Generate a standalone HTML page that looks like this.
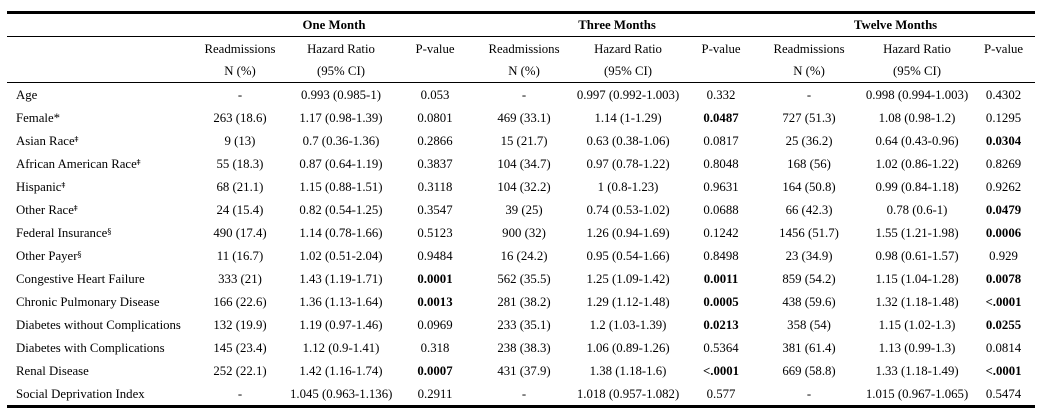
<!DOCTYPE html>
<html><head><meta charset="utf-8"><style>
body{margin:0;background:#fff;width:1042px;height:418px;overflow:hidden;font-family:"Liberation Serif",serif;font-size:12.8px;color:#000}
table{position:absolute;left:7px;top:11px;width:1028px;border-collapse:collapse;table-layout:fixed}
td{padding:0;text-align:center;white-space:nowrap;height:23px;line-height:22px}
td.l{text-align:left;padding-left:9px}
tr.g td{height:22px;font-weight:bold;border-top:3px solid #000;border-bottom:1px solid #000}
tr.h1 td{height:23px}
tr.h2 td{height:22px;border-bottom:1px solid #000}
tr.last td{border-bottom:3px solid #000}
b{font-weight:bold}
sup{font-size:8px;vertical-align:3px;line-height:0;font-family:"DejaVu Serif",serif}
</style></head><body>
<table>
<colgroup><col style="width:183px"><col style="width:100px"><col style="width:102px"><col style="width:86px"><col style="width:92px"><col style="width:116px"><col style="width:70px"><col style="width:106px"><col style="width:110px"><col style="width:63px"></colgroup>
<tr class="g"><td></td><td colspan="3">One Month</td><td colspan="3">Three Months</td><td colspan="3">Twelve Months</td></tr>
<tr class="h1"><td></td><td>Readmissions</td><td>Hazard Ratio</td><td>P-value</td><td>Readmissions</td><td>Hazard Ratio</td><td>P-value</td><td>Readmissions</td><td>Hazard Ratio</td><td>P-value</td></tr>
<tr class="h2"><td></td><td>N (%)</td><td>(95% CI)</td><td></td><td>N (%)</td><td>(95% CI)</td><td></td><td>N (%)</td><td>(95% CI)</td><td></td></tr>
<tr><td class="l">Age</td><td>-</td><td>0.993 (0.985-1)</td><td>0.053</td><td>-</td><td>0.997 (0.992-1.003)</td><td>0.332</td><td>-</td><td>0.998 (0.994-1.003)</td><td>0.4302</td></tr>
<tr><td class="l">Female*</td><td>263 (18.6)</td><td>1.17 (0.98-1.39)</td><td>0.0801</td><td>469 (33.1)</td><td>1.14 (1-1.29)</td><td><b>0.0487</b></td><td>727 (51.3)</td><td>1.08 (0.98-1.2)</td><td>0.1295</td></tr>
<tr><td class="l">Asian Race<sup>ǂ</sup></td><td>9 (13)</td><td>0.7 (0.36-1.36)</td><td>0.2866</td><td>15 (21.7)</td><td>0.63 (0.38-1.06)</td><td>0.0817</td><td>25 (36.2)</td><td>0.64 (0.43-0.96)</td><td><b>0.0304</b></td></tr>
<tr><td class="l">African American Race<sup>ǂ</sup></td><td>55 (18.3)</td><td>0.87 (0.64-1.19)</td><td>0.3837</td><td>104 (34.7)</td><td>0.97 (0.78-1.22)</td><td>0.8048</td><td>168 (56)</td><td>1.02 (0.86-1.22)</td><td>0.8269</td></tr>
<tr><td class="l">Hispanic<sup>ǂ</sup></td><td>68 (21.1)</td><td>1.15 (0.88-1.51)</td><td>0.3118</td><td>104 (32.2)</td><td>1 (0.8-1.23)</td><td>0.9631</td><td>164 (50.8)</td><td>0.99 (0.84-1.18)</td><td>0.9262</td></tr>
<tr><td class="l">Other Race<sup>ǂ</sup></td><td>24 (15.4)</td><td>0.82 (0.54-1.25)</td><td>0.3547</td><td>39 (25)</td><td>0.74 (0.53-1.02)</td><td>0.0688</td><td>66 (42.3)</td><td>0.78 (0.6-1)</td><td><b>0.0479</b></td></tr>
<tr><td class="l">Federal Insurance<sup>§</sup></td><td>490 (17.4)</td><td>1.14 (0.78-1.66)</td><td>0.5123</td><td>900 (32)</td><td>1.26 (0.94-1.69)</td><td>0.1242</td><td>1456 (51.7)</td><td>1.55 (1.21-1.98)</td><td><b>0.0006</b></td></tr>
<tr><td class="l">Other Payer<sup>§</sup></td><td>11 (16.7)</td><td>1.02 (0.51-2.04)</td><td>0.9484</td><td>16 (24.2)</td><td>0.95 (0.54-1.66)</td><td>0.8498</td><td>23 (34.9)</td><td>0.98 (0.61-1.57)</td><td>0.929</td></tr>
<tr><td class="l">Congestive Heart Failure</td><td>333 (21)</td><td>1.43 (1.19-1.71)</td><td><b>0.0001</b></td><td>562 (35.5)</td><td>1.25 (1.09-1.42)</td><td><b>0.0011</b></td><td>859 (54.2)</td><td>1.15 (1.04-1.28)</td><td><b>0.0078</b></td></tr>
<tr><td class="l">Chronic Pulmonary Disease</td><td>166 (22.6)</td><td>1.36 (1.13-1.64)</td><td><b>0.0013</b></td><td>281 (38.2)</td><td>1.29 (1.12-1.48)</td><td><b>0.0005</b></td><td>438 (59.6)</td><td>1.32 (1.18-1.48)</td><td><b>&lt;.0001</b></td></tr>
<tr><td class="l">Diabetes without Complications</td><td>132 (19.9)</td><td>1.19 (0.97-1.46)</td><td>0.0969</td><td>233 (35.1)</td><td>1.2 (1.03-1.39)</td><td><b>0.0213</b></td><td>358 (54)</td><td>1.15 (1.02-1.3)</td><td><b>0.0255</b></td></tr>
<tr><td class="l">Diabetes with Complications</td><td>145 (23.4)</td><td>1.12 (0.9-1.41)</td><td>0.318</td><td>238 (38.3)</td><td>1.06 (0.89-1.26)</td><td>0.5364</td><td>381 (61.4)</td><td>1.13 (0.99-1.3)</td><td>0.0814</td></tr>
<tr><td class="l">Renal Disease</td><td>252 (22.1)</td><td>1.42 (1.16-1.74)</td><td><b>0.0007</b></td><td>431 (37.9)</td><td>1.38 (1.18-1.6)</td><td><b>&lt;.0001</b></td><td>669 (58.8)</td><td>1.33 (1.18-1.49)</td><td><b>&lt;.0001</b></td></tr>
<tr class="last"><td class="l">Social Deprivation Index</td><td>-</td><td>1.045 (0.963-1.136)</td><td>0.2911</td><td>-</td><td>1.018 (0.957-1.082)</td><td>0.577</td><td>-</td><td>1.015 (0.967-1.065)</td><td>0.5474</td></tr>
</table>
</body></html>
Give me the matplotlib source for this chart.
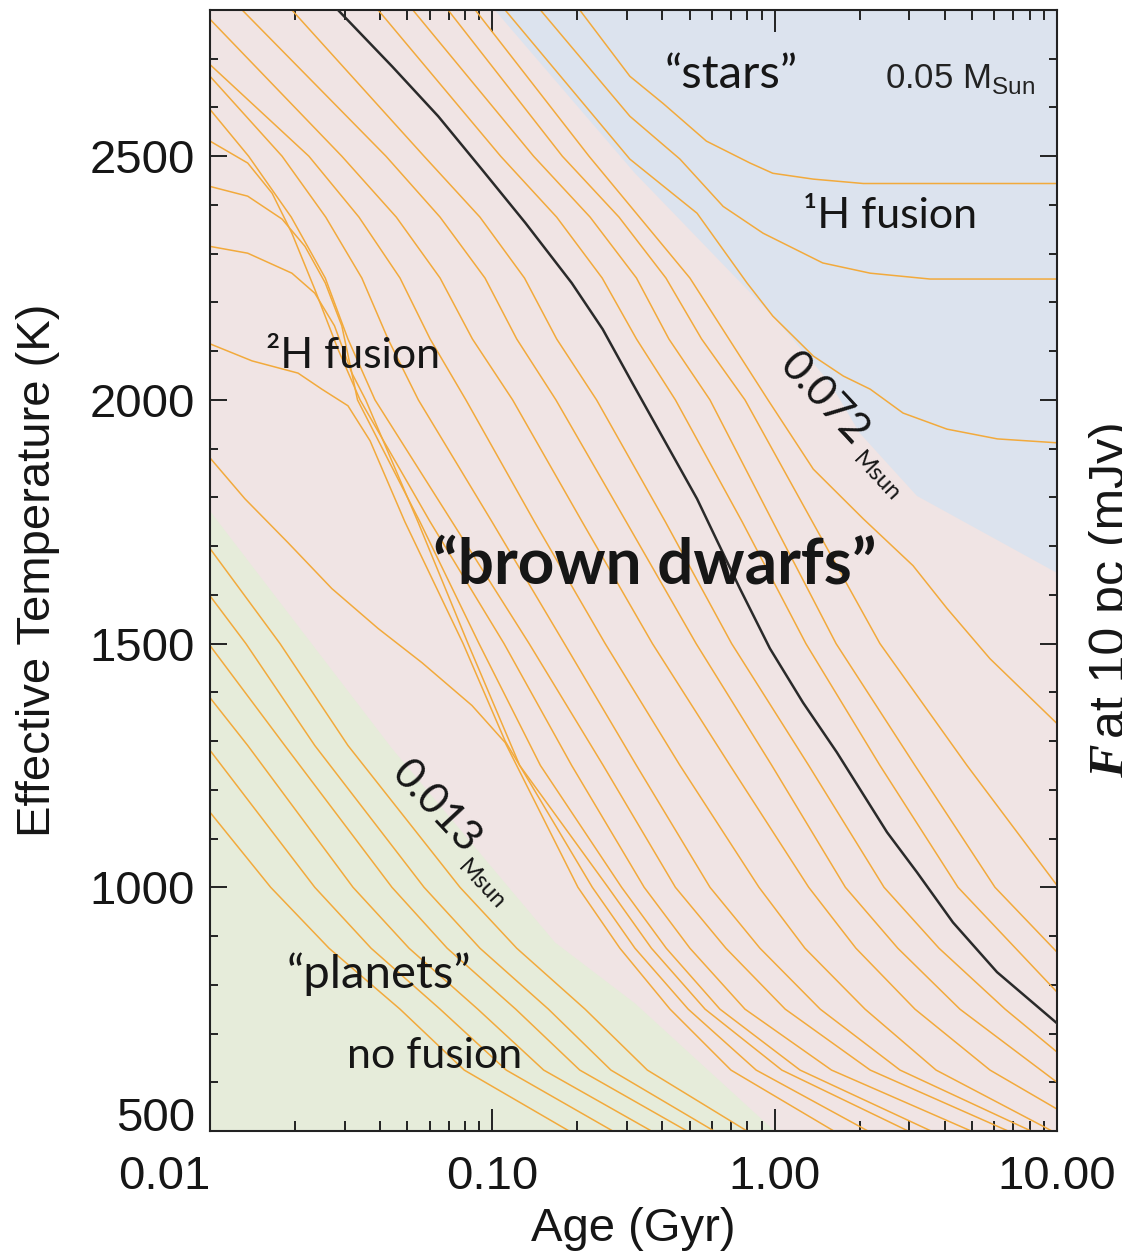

=======

Copy out all the data without changing anything, and drop the pictures.

■ Solution to this task ■
Generate a standalone HTML page that looks like this.
<!DOCTYPE html>
<html><head><meta charset="utf-8"><style>
body{margin:0;background:#fff;width:1042px;height:418px;overflow:hidden;font-family:"Liberation Serif",serif;font-size:12.8px;color:#000}
table{position:absolute;left:7px;top:11px;width:1028px;border-collapse:collapse;table-layout:fixed}
td{padding:0;text-align:center;white-space:nowrap;height:23px;line-height:22px}
td.l{text-align:left;padding-left:9px}
tr.g td{height:22px;font-weight:bold;border-top:3px solid #000;border-bottom:1px solid #000}
tr.h1 td{height:23px}
tr.h2 td{height:22px;border-bottom:1px solid #000}
tr.last td{border-bottom:3px solid #000}
b{font-weight:bold}
sup{font-size:8px;vertical-align:3px;line-height:0;font-family:"DejaVu Serif",serif}
</style></head><body>
<table>
<colgroup><col style="width:183px"><col style="width:100px"><col style="width:102px"><col style="width:86px"><col style="width:92px"><col style="width:116px"><col style="width:70px"><col style="width:106px"><col style="width:110px"><col style="width:63px"></colgroup>
<tr class="g"><td></td><td colspan="3">One Month</td><td colspan="3">Three Months</td><td colspan="3">Twelve Months</td></tr>
<tr class="h1"><td></td><td>Readmissions</td><td>Hazard Ratio</td><td>P-value</td><td>Readmissions</td><td>Hazard Ratio</td><td>P-value</td><td>Readmissions</td><td>Hazard Ratio</td><td>P-value</td></tr>
<tr class="h2"><td></td><td>N (%)</td><td>(95% CI)</td><td></td><td>N (%)</td><td>(95% CI)</td><td></td><td>N (%)</td><td>(95% CI)</td><td></td></tr>
<tr><td class="l">Age</td><td>-</td><td>0.993 (0.985-1)</td><td>0.053</td><td>-</td><td>0.997 (0.992-1.003)</td><td>0.332</td><td>-</td><td>0.998 (0.994-1.003)</td><td>0.4302</td></tr>
<tr><td class="l">Female*</td><td>263 (18.6)</td><td>1.17 (0.98-1.39)</td><td>0.0801</td><td>469 (33.1)</td><td>1.14 (1-1.29)</td><td><b>0.0487</b></td><td>727 (51.3)</td><td>1.08 (0.98-1.2)</td><td>0.1295</td></tr>
<tr><td class="l">Asian Race<sup>ǂ</sup></td><td>9 (13)</td><td>0.7 (0.36-1.36)</td><td>0.2866</td><td>15 (21.7)</td><td>0.63 (0.38-1.06)</td><td>0.0817</td><td>25 (36.2)</td><td>0.64 (0.43-0.96)</td><td><b>0.0304</b></td></tr>
<tr><td class="l">African American Race<sup>ǂ</sup></td><td>55 (18.3)</td><td>0.87 (0.64-1.19)</td><td>0.3837</td><td>104 (34.7)</td><td>0.97 (0.78-1.22)</td><td>0.8048</td><td>168 (56)</td><td>1.02 (0.86-1.22)</td><td>0.8269</td></tr>
<tr><td class="l">Hispanic<sup>ǂ</sup></td><td>68 (21.1)</td><td>1.15 (0.88-1.51)</td><td>0.3118</td><td>104 (32.2)</td><td>1 (0.8-1.23)</td><td>0.9631</td><td>164 (50.8)</td><td>0.99 (0.84-1.18)</td><td>0.9262</td></tr>
<tr><td class="l">Other Race<sup>ǂ</sup></td><td>24 (15.4)</td><td>0.82 (0.54-1.25)</td><td>0.3547</td><td>39 (25)</td><td>0.74 (0.53-1.02)</td><td>0.0688</td><td>66 (42.3)</td><td>0.78 (0.6-1)</td><td><b>0.0479</b></td></tr>
<tr><td class="l">Federal Insurance<sup>§</sup></td><td>490 (17.4)</td><td>1.14 (0.78-1.66)</td><td>0.5123</td><td>900 (32)</td><td>1.26 (0.94-1.69)</td><td>0.1242</td><td>1456 (51.7)</td><td>1.55 (1.21-1.98)</td><td><b>0.0006</b></td></tr>
<tr><td class="l">Other Payer<sup>§</sup></td><td>11 (16.7)</td><td>1.02 (0.51-2.04)</td><td>0.9484</td><td>16 (24.2)</td><td>0.95 (0.54-1.66)</td><td>0.8498</td><td>23 (34.9)</td><td>0.98 (0.61-1.57)</td><td>0.929</td></tr>
<tr><td class="l">Congestive Heart Failure</td><td>333 (21)</td><td>1.43 (1.19-1.71)</td><td><b>0.0001</b></td><td>562 (35.5)</td><td>1.25 (1.09-1.42)</td><td><b>0.0011</b></td><td>859 (54.2)</td><td>1.15 (1.04-1.28)</td><td><b>0.0078</b></td></tr>
<tr><td class="l">Chronic Pulmonary Disease</td><td>166 (22.6)</td><td>1.36 (1.13-1.64)</td><td><b>0.0013</b></td><td>281 (38.2)</td><td>1.29 (1.12-1.48)</td><td><b>0.0005</b></td><td>438 (59.6)</td><td>1.32 (1.18-1.48)</td><td><b>&lt;.0001</b></td></tr>
<tr><td class="l">Diabetes without Complications</td><td>132 (19.9)</td><td>1.19 (0.97-1.46)</td><td>0.0969</td><td>233 (35.1)</td><td>1.2 (1.03-1.39)</td><td><b>0.0213</b></td><td>358 (54)</td><td>1.15 (1.02-1.3)</td><td><b>0.0255</b></td></tr>
<tr><td class="l">Diabetes with Complications</td><td>145 (23.4)</td><td>1.12 (0.9-1.41)</td><td>0.318</td><td>238 (38.3)</td><td>1.06 (0.89-1.26)</td><td>0.5364</td><td>381 (61.4)</td><td>1.13 (0.99-1.3)</td><td>0.0814</td></tr>
<tr><td class="l">Renal Disease</td><td>252 (22.1)</td><td>1.42 (1.16-1.74)</td><td><b>0.0007</b></td><td>431 (37.9)</td><td>1.38 (1.18-1.6)</td><td><b>&lt;.0001</b></td><td>669 (58.8)</td><td>1.33 (1.18-1.49)</td><td><b>&lt;.0001</b></td></tr>
<tr class="last"><td class="l">Social Deprivation Index</td><td>-</td><td>1.045 (0.963-1.136)</td><td>0.2911</td><td>-</td><td>1.018 (0.957-1.082)</td><td>0.577</td><td>-</td><td>1.015 (0.967-1.065)</td><td>0.5474</td></tr>
</table>
</body></html>
Give me the matplotlib source for this chart.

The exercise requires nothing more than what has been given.